Photo Credit: Atlantic Council
Mohammed al-Hassani, of the Yemen Times, reports that members within the 8+8 Subcommittee tasked with reaching consensus on the “Southern Issue” are urging for a final decision to be made after the National Dialogue ends, according to subcommittee member Nadia Abdulla. Al-Hassani suggests that Southern participants favor a two-region solution, one in the north and one in the south, whereas the General People’s Congress (GPC), former President Ali Abdullah Saleh’s party, proposed a five-region state, three in the north and two in the south.
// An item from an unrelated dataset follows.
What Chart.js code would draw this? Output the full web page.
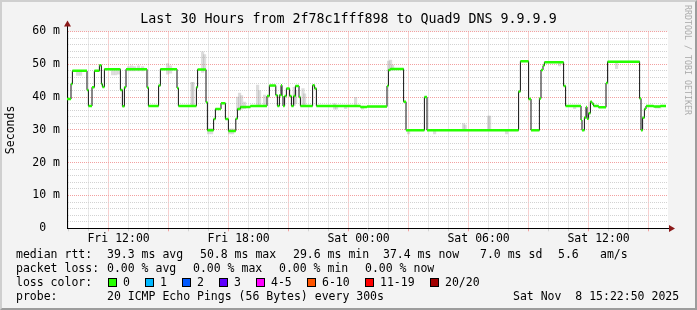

The youth, civil society representatives, and the Nasserite Party, al-Hassani notes, oppose postponing the “Southern Issue” decision until after the dialogue and instead support forming a committee composed of local and international experts to resolve the issue before the end of the National Dialogue.
According to Gulf News’s Saeed al-Batati, the GPC filed an official complaint to United Nations Secretary General Ban Ki-Moon against U.N. Special Envoy Jamal Benomar for “abandon[ing] his role as a mediator and [throwing] in his lot with the Joint Meeting Parties.” The Secretary General, al-Batati suggests, has ignored the complaint and urged all parties to work with Benomar on the transition process.
Analyzing the current deadlock and turmoil in Yemen in a new report, the Atlantic Council’s Danya Greenfield argues, “Without delivering some improvement in the standard of living, generating economic activity, and addressing baseline needs for survival… the Yemeni government risk[s] losing all remaining credibility among its people.” Greenfield suggests, a “new government” with “a vision to lead the country forward” and an Economic Cabinet, “which would include the ministers and deputy ministers from relevant ministries, along with five or six outside economists or policy analysts” are needed to help Yemen’s economy immediately.
Meanwhile, in Sana’a today, Yemen’s Defense Ministry headquarters was attacked by a suicide bomber driving a car into one end of the ministry, while gunmen on foot attacked the other end with automatic rifles. The U.S. State Department released a statement condemning the terrorist attacks and reiterating the U.S.’s firm commitment “to supporting the Yemeni people as they seek to conclude the National Dialogue and move forward peacefully with Yemen’s historic democratic transition.”